In our opinion, the right of access does not allow an employee to obtain disclosure of all his or her professional documents and e-mails arising from the employment relationship, but only the personal data concerning him or her contained in those documents, provided that this information was collected by the employer and disclosure does not conflict with the rights and freedoms of third parties.

In practice, how should companies respond to employee requests?

A request for access to personal data is in no way automatic; on the contrary, it must be the subject of a process of reflection by the employer that is designed to identify and preserve, as far as possible, the various interests involved. This is the position of the French courts in particular, for whom the right of access under Article 15 of the GDPR "must be considered in relation to its function in society and weighed against other fundamental rights in accordance with the principle of proportionality". 8

The approach should be a case-by-case analysis, based on the answers to a number of questions:

  • does the data requested constitute information directly relating to the data subject who is thus identified or identifiable by virtue of characteristics specific to him or her?
  • has the data been collected in advance?
  • does access to the data concerned allow fundamental rights and freedoms to be protected, and in particular the data subject's right to privacy?
  • does this information allow exercise of the rights conferred by the GDPR (rectification, deletion, objection)?

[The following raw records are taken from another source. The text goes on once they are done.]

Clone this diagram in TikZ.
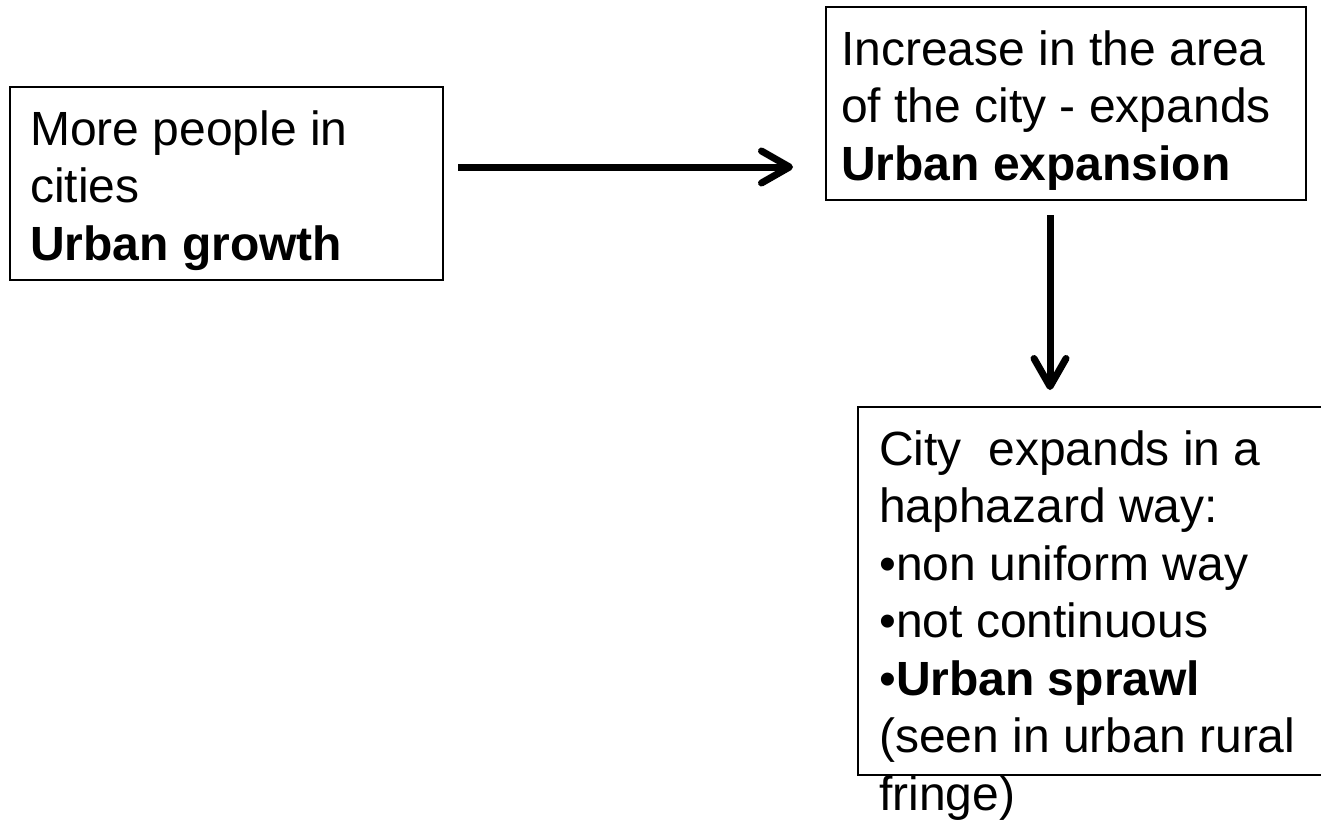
\documentclass[tikz,border=0pt]{standalone}
\usepackage{fontspec}
\setmainfont{Liberation Sans}
\usetikzlibrary{arrows.meta,calc}
\begin{document}
\begin{tikzpicture}[x=1pt,y=-1pt,
  boxline/.style={draw=black,line width=1.6pt},
  boxshape/.style={rectangle,inner sep=0pt,outer sep=0pt},
  txt/.style={anchor=base west,inner sep=0pt,align=left,font=\fontsize{48}{57.5}\selectfont},
  arr/.style={line width=7pt,-{Straight Barb[length=28pt,width=32pt,round]}}]
\useasboundingbox (0,0) rectangle (1321,820);
% boxes
\node[boxshape,boxline,minimum width=433pt,minimum height=193pt,anchor=north west] (box1) at (10,87) {};
\node[boxshape,boxline,minimum width=480pt,minimum height=193pt,anchor=north west] (box2) at (826,7) {};
\node[boxshape,minimum width=470pt,minimum height=368pt,anchor=north west] (box3) at (858,407) {};
\draw[boxline] (1321,407) -- (box3.north west) -- (box3.south west) -- (1321,775);
% texts (anchor = baseline of last line)
\node[txt] (t1) at (30,260) {More people in\\cities\\\textbf{Urban growth}};
\node[txt] (t2) at (841,180) {Increase in the area\\of the city - expands\\\textbf{Urban expansion}};
\node[txt] (t3) at (879,810) {City\ \ expands in a\\haphazard way:\\•non uniform way\\•not continuous\\•\textbf{Urban sprawl}\\(seen in urban rural\\fringe)};
% arrows
\coordinate (a1) at (0,167);
\coordinate (a2) at (1050,0);
\draw[arr,shorten <=15pt,shorten >=33pt] (box1.east |- a1) -- (box2.west |- a1);
\draw[arr,shorten <=15pt,shorten >=17pt] (box2.south -| a2) -- (box3.north -| a2);
\end{tikzpicture}
\end{document}
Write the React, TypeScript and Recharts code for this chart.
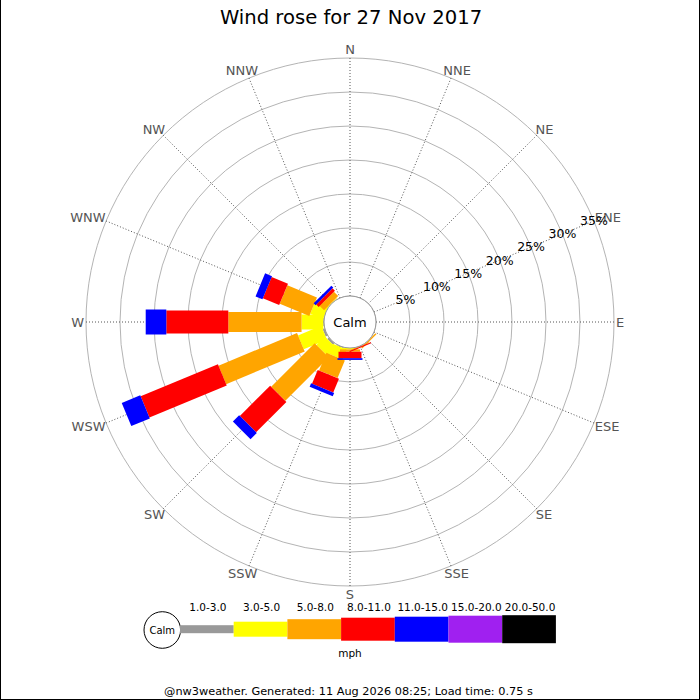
import React from 'react';
import {
  RadialBarChart,
  RadialBar,
  PolarAngleAxis,
  PolarRadiusAxis,
  PolarGrid,
} from 'recharts';

// ---------- data ----------
const directions = ['N', 'NNE', 'NE', 'ENE', 'E', 'ESE', 'SE', 'SSE', 'S', 'SSW', 'SW', 'WSW', 'W', 'WNW', 'NW', 'NNW'];
const speedBands = ['1.0-3.0', '3.0-5.0', '5.0-8.0', '8.0-11.0', '11.0-15.0', '15.0-20.0', '20.0-50.0'];
const bandColors = ['#999999', '#ffff00', '#ffa500', '#ff0000', '#0000ff', '#a020f0', '#000000'];
//                   N  NNE NE ENE E  ESE SE   SSE   S     SSW   SW    WSW   W      WNW   NW   NNW
const band1to3   = [0, 0, 0, 0, 0, 0, 0,    0,    0,    0.1,  0.3,  0.3,  0.1,   0,    0,   0];
const band3to5   = [0, 0, 0, 0, 0, 0, 0,    0,    0.2,  1.6,  1.75, 3.7,  3.2,   2.05, 0.1, 0];
const band5to8   = [0, 0, 0, 0, 0, 0, 0.2,  0.1,  0.35, 2.8,  9.05, 12.5, 10.77, 4.7,  0.9, 0];
const band8to11  = [0, 0, 0, 0, 0, 0, 0,    0.15, 0.95, 2.2,  6.3,  12.3, 9.12,  2.6,  0.5, 0];
const band11to15 = [0, 0, 0, 0, 0, 0, 0,    0,    0.25, 0.55, 1.3,  2.95, 3.03,  1.1,  0.4, 0];
const band15to20 = [0, 0, 0, 0, 0, 0, 0,    0,    0,    0,    0,    0,    0,     0,    0,   0];
const band20to50 = [0, 0, 0, 0, 0, 0, 0,    0,    0,    0,    0,    0,    0,     0,    0,   0];
const percentTicks = [0, 5, 10, 15, 20, 25, 30, 35];

const bandSeries = [band1to3, band3to5, band5to8, band8to11, band11to15, band15to20, band20to50];
const bandKeys = ['b0', 'b1', 'b2', 'b3', 'b4', 'b5', 'b6'];

const rows = directions.map((dir, i) => {
  const row: Record<string, any> = { dir };
  bandKeys.forEach((k, j) => {
    row[k] = bandSeries[j][i];
  });
  return row;
});

// ---------- styling ----------
const FONT = 'DejaVu Sans';
const bandWidths = [8, 15, 20, 23, 25, 27, 28];
const CX = 350;
const CY = 322;
const INNER = 26;
const OUTER = 264;

const charW: Record<string, number> = { N: 0.748, E: 0.632, S: 0.635, W: 0.989 };

// The sector's leading edge (startAngle) coincides with the category tick direction.
const makeShape = (w: number) => (props: any) => {
  const { cx, cy, innerRadius, outerRadius, startAngle, fill } = props;
  if (!(outerRadius - innerRadius > 0.01)) return <g />;
  const dir = startAngle * (Math.PI / 180);
  const ux = Math.cos(dir);
  const uy = -Math.sin(dir);
  const nx = -uy;
  const ny = ux;
  const h = w / 2;
  const pt = (r: number, s: number) => `${cx + ux * r + nx * s * h},${cy + uy * r + ny * s * h}`;
  const pts = [pt(innerRadius, -1), pt(innerRadius, 1), pt(outerRadius, 1), pt(outerRadius, -1)].join(' ');
  return <polygon points={pts} fill={fill} stroke="none" />;
};

const renderAngleTick = (props: any) => {
  const { x, y, payload } = props;
  const a = (payload.coordinate * Math.PI) / 180;
  const c = Math.cos(a);
  const s = Math.sin(a);
  const label = String(payload.value);
  const wEm = label.split('').reduce((acc, ch) => acc + (charW[ch] || 0.7), 0);
  const half = (wEm * 13) / 2;
  return (
    <text
      x={x + c * half}
      y={y - s * 6.5}
      textAnchor="middle"
      dominantBaseline="central"
      fontSize={13}
      fontFamily={FONT}
      fill="#555555"
    >
      {label}
    </text>
  );
};

const renderRadiusTick = (props: any) => {
  const { x, y, payload } = props;
  if (payload.value === 0) return <g />;
  return (
    <text x={x} y={y} textAnchor="middle" dominantBaseline="central" fontSize={12.5} fontFamily={FONT} fill="#000">
      {`${payload.value}%`}
    </text>
  );
};

const Overlay = () => {
  const blockX0 = 180;
  const blockW = 53.7;
  const blockCY = 629.2;
  return (
    <svg width={700} height={700} style={{ position: 'absolute', left: 0, top: 0, pointerEvents: 'none' }}>
      {/* calm circle */}
      <circle cx={CX} cy={CY} r={INNER} fill="#fff" stroke="#999" strokeWidth={1} />
      <text x={CX} y={CY} textAnchor="middle" dominantBaseline="central" fontSize={13} fontFamily={FONT} fill="#000">
        Calm
      </text>
      {/* title */}
      <text x={351} y={17.5} textAnchor="middle" dominantBaseline="central" fontSize={19.6} fontFamily={FONT} fill="#000">
        Wind rose for 27 Nov 2017
      </text>
      {/* legend */}
      <circle cx={162.3} cy={630} r={18.3} fill="#fff" stroke="#000" strokeWidth={1} />
      <text x={162.3} y={630} textAnchor="middle" dominantBaseline="central" fontSize={10} fontFamily={FONT} fill="#000">
        Calm
      </text>
      {speedBands.map((label, i) => {
        const h = bandWidths[i];
        const x = blockX0 + i * blockW;
        return (
          <g key={label}>
            <rect x={x} y={blockCY - h / 2} width={blockW} height={h} fill={bandColors[i]} />
            <text
              x={x + blockW / 2 + 1}
              y={607}
              textAnchor="middle"
              dominantBaseline="central"
              fontSize={10.5}
              fontFamily={FONT}
              fill="#000"
            >
              {label}
            </text>
          </g>
        );
      })}
      <text x={350} y={653} textAnchor="middle" dominantBaseline="central" fontSize={10.5} fontFamily={FONT} fill="#000">
        mph
      </text>
      {/* footer */}
      <text x={348.5} y={691} textAnchor="middle" dominantBaseline="central" fontSize={11.3} fontFamily={FONT} fill="#000">
        @nw3weather. Generated: 11 Aug 2026 08:25; Load time: 0.75 s
      </text>
      {/* frame */}
      <line x1={0.5} y1={0} x2={0.5} y2={700} stroke="#000" strokeWidth={1} />
      <line x1={699.5} y1={0} x2={699.5} y2={700} stroke="#000" strokeWidth={1} />
      <line x1={0} y1={699.5} x2={700} y2={699.5} stroke="#000" strokeWidth={1} />
    </svg>
  );
};

export default function App() {
  return (
    <div style={{ position: 'absolute', left: 0, top: 0, width: 700, height: 700, background: '#fff' }}>
      <RadialBarChart
        width={700}
        height={700}
        cx={CX}
        cy={CY}
        innerRadius={INNER}
        outerRadius={OUTER}
        startAngle={90}
        endAngle={-270}
        data={rows}
        layout="centric"
        barCategoryGap={0}
        margin={{ top: 0, right: 0, bottom: 0, left: 0 }}
      >
        <PolarGrid gridType="circle" radialLines={false} stroke="#b4b4b4" strokeWidth={1} />
        <PolarGrid gridType="circle" polarRadius={[0]} stroke="#555" strokeDasharray="1 2" strokeWidth={1} />
        <PolarAngleAxis
          type="category"
          dataKey="dir"
          axisLine={false}
          tickLine={false}
          tickSize={2}
          tick={renderAngleTick}
        />
        <PolarRadiusAxis
          type="number"
          domain={[0, 35]}
          ticks={percentTicks}
          angle={22.5}
          axisLine={false}
          tickLine={false}
          tick={renderRadiusTick}
        />
        {bandKeys.map((k, j) => (
          <RadialBar
            key={k}
            dataKey={k}
            name={speedBands[j]}
            stackId="wind"
            fill={bandColors[j]}
            isAnimationActive={false}
            shape={makeShape(bandWidths[j])}
          />
        ))}
      </RadialBarChart>
      <Overlay />
    </div>
  );
}
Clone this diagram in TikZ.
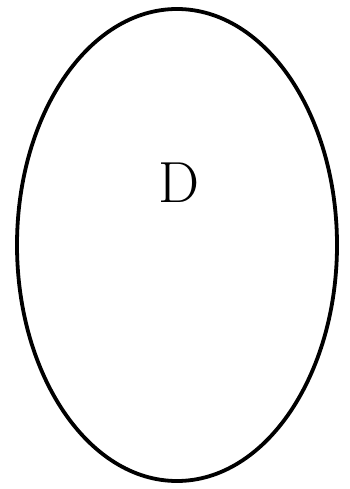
\documentclass[tikz,border=0pt]{standalone}
\begin{document}
\begin{tikzpicture}[x=1pt,y=-1pt,
  outline/.style={draw=black,line width=3.8pt},
  lbl/.style={font=\fontsize{58}{60}\selectfont, inner sep=0pt}]
\useasboundingbox (0,0) rectangle (350,489);
\draw[outline] (177,245) ellipse [x radius=160, y radius=236];
\node[lbl] (d) at (179,183) {D};
\end{tikzpicture}
\end{document}
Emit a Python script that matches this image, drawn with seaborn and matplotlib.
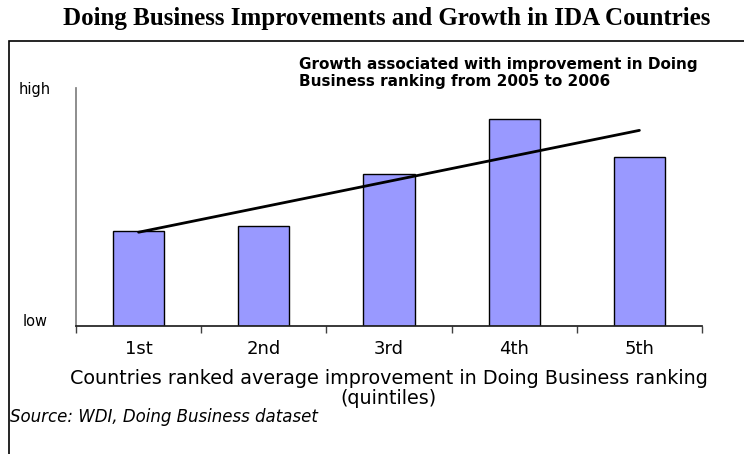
import numpy as np
import pandas as pd
import matplotlib
matplotlib.use("Agg")
import matplotlib.pyplot as plt
import seaborn as sns
from matplotlib.patches import Rectangle

# quintiles of countries by average improvement in Doing Business ranking
quintiles = ["1st", "2nd", "3rd", "4th", "5th"]
# relative growth (0 = low, 1 = high)
growth = [0.40, 0.42, 0.64, 0.87, 0.71]
y_labels = ["low", "high"]

df = pd.DataFrame({"quintile": quintiles, "growth": growth})

sns.set_theme(style = "white", rc = {"text.color": "black",
	"axes.labelcolor": "black", "xtick.color": "black", "ytick.color": "black"})
plt.rcParams["font.family"] = ["DejaVu Sans"]

W, H = 744, 454
fig = plt.figure(figsize = (W / 100, H / 100), dpi = 100)
ax = fig.add_axes([76 / W, 1 - 326 / H, 626 / W, 238 / H])

sns.barplot(data = df, x = "quintile", y = "growth", color = "#9999FF",
	saturation = 1, width = 0.41, edgecolor = "black", linewidth = 1, ax = ax)

# linear trend across the quintiles
sns.regplot(x = np.arange(len(quintiles)), y = df["growth"], scatter = False,
	ci = None, truncate = True, color = "black", line_kws = {"linewidth": 2},
	ax = ax)

ax.set_xlim(-0.5, len(quintiles) - 0.5)
ax.set_ylim(0, 1)
ax.set_yticks([0, 1])
ax.set_yticklabels(y_labels, fontsize = 10.5)
ax.tick_params(axis = "y", length = 0, pad = 29.5)
for lbl in ax.get_yticklabels():
	lbl.set_horizontalalignment("center")
ax.get_yticklabels()[0].set_verticalalignment("baseline")

ax.set_xticks(np.arange(-0.5, len(quintiles) + 0.5), minor = True)
ax.set_xticks(np.arange(len(quintiles)))
ax.set_xticklabels(quintiles, fontsize = 13)
ax.tick_params(axis = "x", which = "major", length = 0, pad = 10)
ax.tick_params(axis = "x", which = "minor", length = 5, direction = "out",
	color = "#404040", bottom = True)

ax.set_xlabel("Countries ranked average improvement in Doing Business ranking\n(quintiles)",
	fontsize = 13.8, labelpad = 8, linespacing = 1.05)
ax.set_ylabel("")

sns.despine(ax = ax)
ax.spines["left"].set_color("#808080")
ax.spines["bottom"].set_color("#202020")

fig.text(299 / W, 1 - 57 / H, "Growth associated with improvement in Doing\nBusiness ranking from 2005 to 2006",
	fontsize = 11, fontweight = "bold", va = "top", ha = "left",
	linespacing = 1.15)

fig.text(10 / W, 1 - 417 / H, "Source: WDI, Doing Business dataset",
	fontsize = 12, style = "italic", va = "center", ha = "left")

fig.text(387 / W, 1 - 19 / H, "Doing Business Improvements and Growth in IDA Countries",
	fontsize = 18, fontweight = "bold", family = ["Liberation Serif", "DejaVu Serif"],
	ha = "center", va = "center")

# frame around the chart area
fig.add_artist(Rectangle((9 / W, -0.1), 1.2, 1.1 - 41 / H,
	transform = fig.transFigure, fill = False, edgecolor = "black",
	linewidth = 1.2, clip_on = False))

fig.savefig("out.png", dpi = 100)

If the answers to these questions are positive, the employer will still have to choose the medium for communicating this data and check that communicating it does not have a negative impact on the rights of third parties. If this is the case, the employer will have to evaluate which measures will have to be implemented to limit the impact of disclosure on third parties whilst ensuring that the personal data that is clearly accessible under the GDPR is promptly and fully disclosed 9.

In practice, the employer may choose to provide, for example, a redacted document or spreadsheet containing the data subject's personal data, omitting certain metadata (in particular the name and email address of the sender of an email dealing with the data subject's situation).

Finally, if the employer determines that it is justified in rejecting access to the personal data requested, or any part of it, it must justify its decision in writing to the employee10.

Footnotes

1. Article 1er, paragraph 2, of the GDPR, which states that "This Regulation protects fundamental rights and freedoms of natural persons and in particular their right to the protection of personal data". This objective of protecting fundamental rights and freedoms as well as the right to privacy was reiterated by the Article 29 Data Protection Working Party in its opinion 04/2007 on Directive 95/46/EC, which was succeeded by the GDPR, in the following terms: "to protect the fundamental rights and freedoms of natural persons and in particular their right to privacy, with regard to the processing of personal data". "These rules were therefore designed to apply to situations where the rights of individuals could be at risk and hence in need of protection".

2. CJEU 17 July 2014, C-141/12 and C-372/12 YS v Minister voor Immigratie, Integratie en Asiel and Minister voor Immingratie, Integratie en Asiel v M and S.

3. GDPR, Recital 63 and European Charter of Fundamental Rights, Article 8, §2

4. CNIL (French Data Protection Authority), Note of 5 January 2022 and CJEU, May 4, 2023, C-487/21 österreichische Datenschutzbehörde and CRIF; EDPB Guidelines 01/2022 on data subject rights - Right of access, v. 2.0, op. cit. p. 48, §152

5. GDPR, article 15, 4.

6. ECHR, art. 8 and Charter of Fundamental Rights, art. 7

7. EDPB Guidelines 01/2022 on data subject rights - Right of access, v. 2.0, op. cit. p. 53, §170

8. Grenoble Court of Appeal 9 May 2023, no. 22/03064

9. EDPB Guidelines 01/2022 on data subject rights - Right of access, v. 2.0, op. cit. p. 5.

10. GDPR, article 12, paragraph 4

The content of this article is intended to provide a general guide to the subject matter. Specialist advice should be sought about your specific circumstances.